WHAT YOU WILL DO.
The line containing "return 1 - y / H" marks the end: extract everything from the first line of the data through that line, exactly, with no pictures.
** start DATA PROVIDED **
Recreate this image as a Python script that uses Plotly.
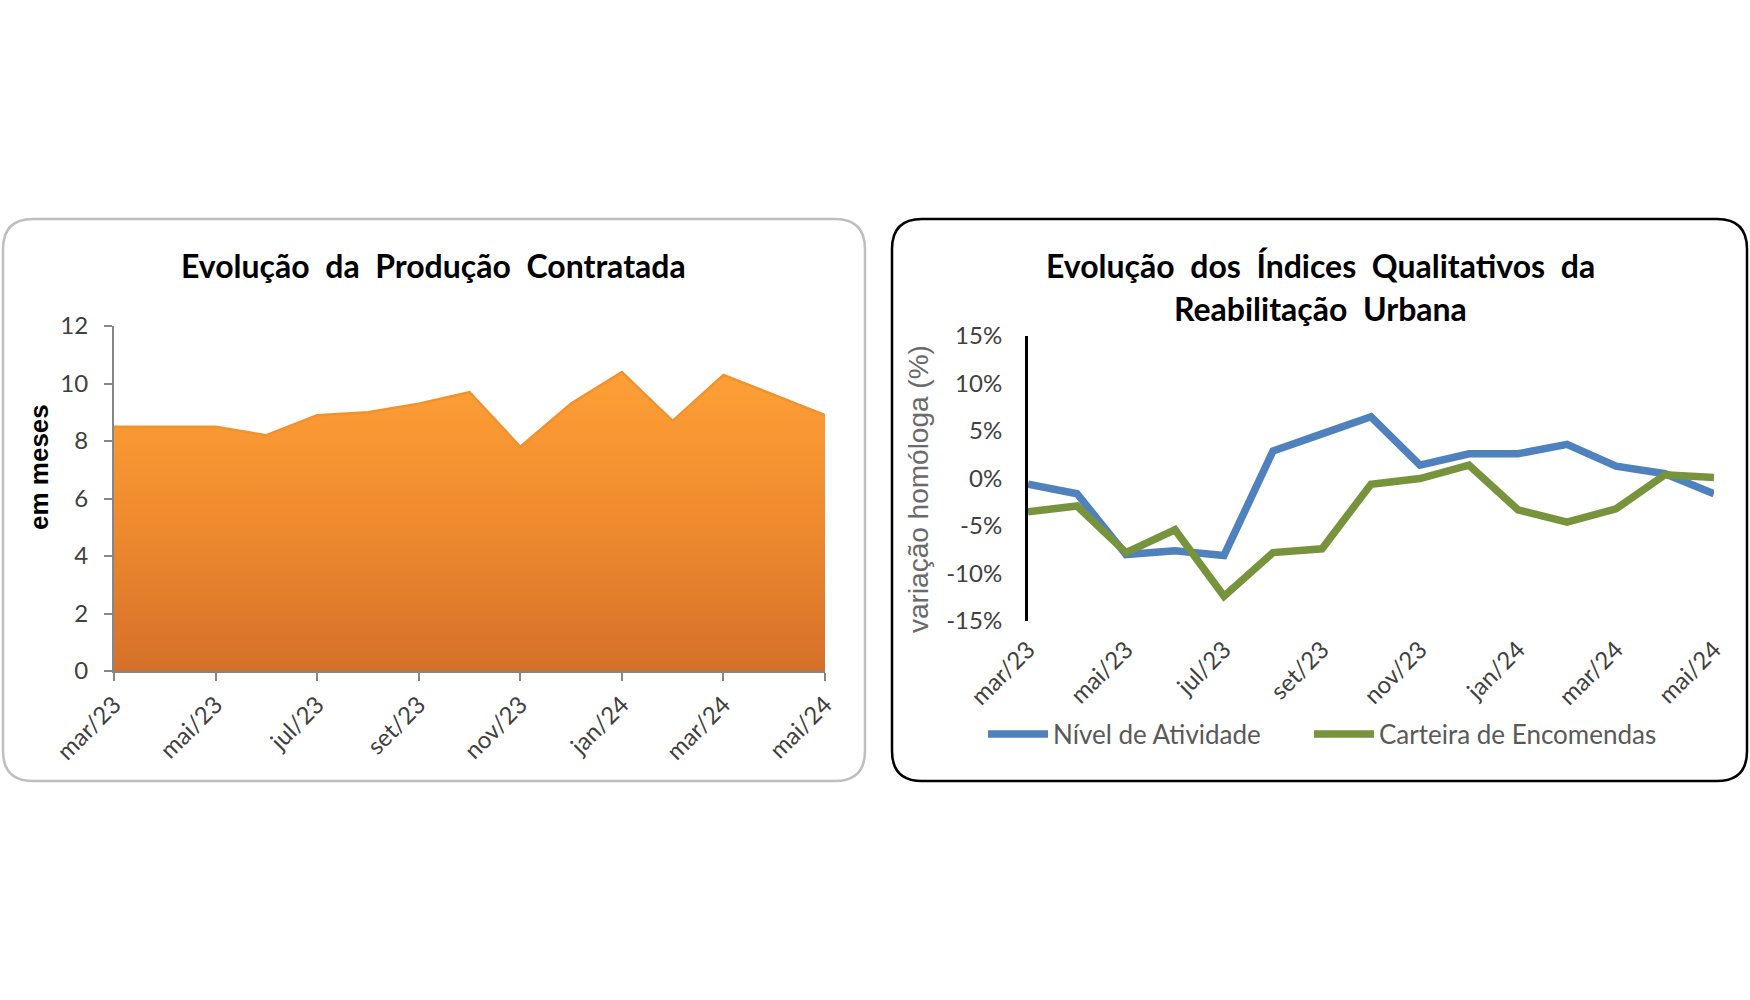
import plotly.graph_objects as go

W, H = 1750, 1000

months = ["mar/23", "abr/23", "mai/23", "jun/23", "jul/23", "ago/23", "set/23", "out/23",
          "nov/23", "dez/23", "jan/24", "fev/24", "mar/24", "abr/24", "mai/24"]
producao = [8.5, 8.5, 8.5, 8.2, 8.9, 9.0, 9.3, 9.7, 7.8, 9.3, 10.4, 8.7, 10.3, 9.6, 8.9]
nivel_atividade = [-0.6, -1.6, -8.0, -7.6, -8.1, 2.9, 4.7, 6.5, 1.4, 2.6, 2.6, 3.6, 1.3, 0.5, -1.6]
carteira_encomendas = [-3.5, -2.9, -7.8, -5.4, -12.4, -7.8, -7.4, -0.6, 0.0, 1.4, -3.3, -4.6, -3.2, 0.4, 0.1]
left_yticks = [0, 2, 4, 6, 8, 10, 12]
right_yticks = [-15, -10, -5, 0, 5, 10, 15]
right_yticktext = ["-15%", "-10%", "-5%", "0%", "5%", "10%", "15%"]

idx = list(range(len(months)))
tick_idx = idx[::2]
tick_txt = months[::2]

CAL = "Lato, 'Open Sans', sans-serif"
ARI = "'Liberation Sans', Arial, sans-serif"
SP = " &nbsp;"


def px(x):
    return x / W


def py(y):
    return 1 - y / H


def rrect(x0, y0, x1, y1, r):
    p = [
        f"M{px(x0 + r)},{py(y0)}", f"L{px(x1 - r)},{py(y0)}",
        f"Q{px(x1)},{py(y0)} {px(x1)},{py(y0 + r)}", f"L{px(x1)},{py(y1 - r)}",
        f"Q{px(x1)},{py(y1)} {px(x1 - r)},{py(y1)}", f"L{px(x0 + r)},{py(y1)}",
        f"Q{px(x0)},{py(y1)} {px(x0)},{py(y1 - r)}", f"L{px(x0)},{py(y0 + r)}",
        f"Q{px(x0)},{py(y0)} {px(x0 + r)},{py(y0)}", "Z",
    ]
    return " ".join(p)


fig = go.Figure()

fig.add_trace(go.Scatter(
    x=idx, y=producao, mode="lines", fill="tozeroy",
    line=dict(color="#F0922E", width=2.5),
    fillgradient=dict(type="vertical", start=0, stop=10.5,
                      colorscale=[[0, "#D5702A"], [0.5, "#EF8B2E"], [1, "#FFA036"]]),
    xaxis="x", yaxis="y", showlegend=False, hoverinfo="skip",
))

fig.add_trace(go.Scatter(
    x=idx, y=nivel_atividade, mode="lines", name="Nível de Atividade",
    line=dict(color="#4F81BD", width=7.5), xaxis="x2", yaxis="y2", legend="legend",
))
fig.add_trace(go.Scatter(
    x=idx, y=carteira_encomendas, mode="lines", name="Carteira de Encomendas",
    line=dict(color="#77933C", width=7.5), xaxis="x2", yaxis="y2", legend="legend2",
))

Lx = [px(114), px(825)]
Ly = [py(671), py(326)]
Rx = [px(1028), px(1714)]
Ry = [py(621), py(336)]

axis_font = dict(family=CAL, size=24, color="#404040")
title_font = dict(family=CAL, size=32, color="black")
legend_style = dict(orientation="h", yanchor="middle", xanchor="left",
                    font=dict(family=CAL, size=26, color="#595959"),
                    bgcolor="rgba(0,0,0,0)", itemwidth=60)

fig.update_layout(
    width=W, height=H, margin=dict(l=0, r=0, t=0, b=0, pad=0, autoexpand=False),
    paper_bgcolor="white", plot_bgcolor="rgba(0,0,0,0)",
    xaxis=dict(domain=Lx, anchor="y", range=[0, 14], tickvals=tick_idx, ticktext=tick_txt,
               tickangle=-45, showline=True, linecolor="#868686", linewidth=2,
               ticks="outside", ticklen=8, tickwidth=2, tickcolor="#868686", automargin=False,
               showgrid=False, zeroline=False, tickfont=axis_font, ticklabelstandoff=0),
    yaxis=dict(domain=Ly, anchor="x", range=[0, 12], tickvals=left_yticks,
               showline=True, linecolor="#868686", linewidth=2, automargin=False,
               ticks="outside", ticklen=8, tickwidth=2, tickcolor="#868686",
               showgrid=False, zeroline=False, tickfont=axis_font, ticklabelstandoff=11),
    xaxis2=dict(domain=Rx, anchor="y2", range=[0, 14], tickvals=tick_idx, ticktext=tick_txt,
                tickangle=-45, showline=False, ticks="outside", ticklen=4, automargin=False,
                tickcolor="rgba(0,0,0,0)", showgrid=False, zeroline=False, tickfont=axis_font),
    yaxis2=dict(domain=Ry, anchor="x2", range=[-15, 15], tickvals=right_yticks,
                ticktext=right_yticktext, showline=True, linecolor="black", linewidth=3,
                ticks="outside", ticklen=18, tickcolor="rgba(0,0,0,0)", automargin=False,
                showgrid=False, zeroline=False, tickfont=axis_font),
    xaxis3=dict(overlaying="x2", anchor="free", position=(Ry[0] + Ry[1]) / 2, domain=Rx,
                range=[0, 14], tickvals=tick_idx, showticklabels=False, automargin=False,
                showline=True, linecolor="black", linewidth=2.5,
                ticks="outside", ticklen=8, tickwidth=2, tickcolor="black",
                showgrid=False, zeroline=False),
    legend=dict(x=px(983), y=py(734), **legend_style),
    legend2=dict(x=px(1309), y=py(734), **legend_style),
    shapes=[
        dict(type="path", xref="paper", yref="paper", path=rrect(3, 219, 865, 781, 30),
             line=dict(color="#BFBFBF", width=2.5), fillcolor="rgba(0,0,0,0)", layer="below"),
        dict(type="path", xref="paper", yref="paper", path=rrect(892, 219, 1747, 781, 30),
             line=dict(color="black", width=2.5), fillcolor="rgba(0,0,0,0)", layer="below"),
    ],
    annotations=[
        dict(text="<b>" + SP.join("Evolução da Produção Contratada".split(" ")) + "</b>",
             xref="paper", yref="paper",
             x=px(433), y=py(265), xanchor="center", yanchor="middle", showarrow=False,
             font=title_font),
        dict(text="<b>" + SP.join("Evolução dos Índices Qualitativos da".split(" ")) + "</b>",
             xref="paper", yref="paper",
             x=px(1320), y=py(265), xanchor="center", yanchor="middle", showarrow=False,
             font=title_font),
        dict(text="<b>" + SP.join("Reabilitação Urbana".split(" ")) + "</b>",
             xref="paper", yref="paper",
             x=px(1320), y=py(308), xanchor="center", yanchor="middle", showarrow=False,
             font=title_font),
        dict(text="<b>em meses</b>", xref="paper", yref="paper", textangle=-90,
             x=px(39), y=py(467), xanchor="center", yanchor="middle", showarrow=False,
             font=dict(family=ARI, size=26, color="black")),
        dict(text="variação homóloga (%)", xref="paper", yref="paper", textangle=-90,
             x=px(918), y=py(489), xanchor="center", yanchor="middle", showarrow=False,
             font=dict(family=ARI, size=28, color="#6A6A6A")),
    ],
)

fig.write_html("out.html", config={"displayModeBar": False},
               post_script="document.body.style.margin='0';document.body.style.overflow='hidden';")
** end DATA PROVIDED **
RESULT OF THE TASK.
Recreate this image as a Python script that uses Plotly.
import plotly.graph_objects as go

W, H = 1750, 1000

months = ["mar/23", "abr/23", "mai/23", "jun/23", "jul/23", "ago/23", "set/23", "out/23",
          "nov/23", "dez/23", "jan/24", "fev/24", "mar/24", "abr/24", "mai/24"]
producao = [8.5, 8.5, 8.5, 8.2, 8.9, 9.0, 9.3, 9.7, 7.8, 9.3, 10.4, 8.7, 10.3, 9.6, 8.9]
nivel_atividade = [-0.6, -1.6, -8.0, -7.6, -8.1, 2.9, 4.7, 6.5, 1.4, 2.6, 2.6, 3.6, 1.3, 0.5, -1.6]
carteira_encomendas = [-3.5, -2.9, -7.8, -5.4, -12.4, -7.8, -7.4, -0.6, 0.0, 1.4, -3.3, -4.6, -3.2, 0.4, 0.1]
left_yticks = [0, 2, 4, 6, 8, 10, 12]
right_yticks = [-15, -10, -5, 0, 5, 10, 15]
right_yticktext = ["-15%", "-10%", "-5%", "0%", "5%", "10%", "15%"]

idx = list(range(len(months)))
tick_idx = idx[::2]
tick_txt = months[::2]

CAL = "Lato, 'Open Sans', sans-serif"
ARI = "'Liberation Sans', Arial, sans-serif"
SP = " &nbsp;"


def px(x):
    return x / W


def py(y):
    return 1 - y / H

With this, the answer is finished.